Lee earned his bachelor’s degree in mechanical and electrical engineering and his master’s degree in mechanical engineering from the Handong Global University in Pohang, South Korea. He received his doctoral degree in nuclear engineering from Texas A&M University in 2014.
Lee spent two years at Texas A&M working on his postdoctoral research that focused on nuclear reactor thermal-hydraulics before becoming an associate research engineer in 2018.
Currently, Lee continues to focus his research on nuclear thermal-fluid applications in the design and development of advanced reactors. He also provides support in other thermal-hydraulic research topics such as the safety and operability of light-water reactors — a type of thermal-neutron reactor that uses water as its coolant and neutron moderator.
“The Penn State nuclear engineering program has a long and great history,” Lee said. “I believe that I have a great chance to contribute to the growth of the nuclear engineering department, while also being supported by strong research capabilities — including Penn State’s Breazeale Nuclear Reactor.”
Lee looks forward to continuing his research at Penn State and using his experience to further advance the research environment for his students.
“My goal is to establish a strong experimental research environment, which can cover small-scale applications — including micro and nano — to large-scale applications in nuclear power plants,” Lee said. “I want my students at Penn State to experience fundamental theories as well as realistic engineering design and problem-solving capabilities in nuclear thermal-hydraulics.”
With a multidisciplinary educational background, Lee hopes to further expand collaboration across the College of Engineering, with both faculty and students.

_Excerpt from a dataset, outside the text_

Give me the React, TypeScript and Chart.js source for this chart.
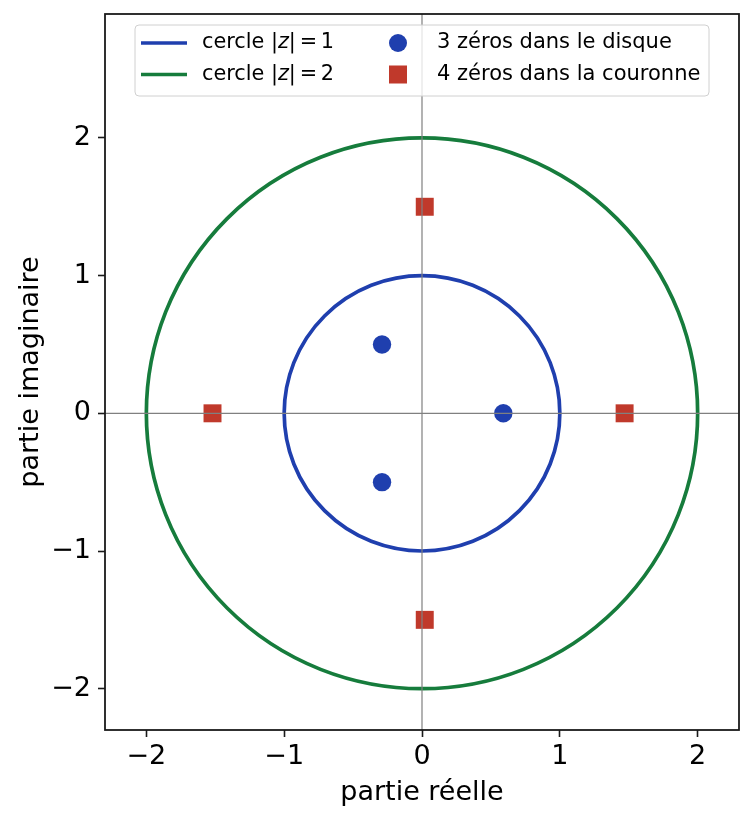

“The Ken and Mary Alice Lindquist Department of Nuclear Engineering has faculty members from diverse engineering and science fields,” Lee said. “A close and strong collaboration is essential to resolve nuclear engineering issues, which consist of multidisciplinary complex problems. Through the collaboration, I am looking forward to learning more and making great strides toward creating a better educational environment for our students.”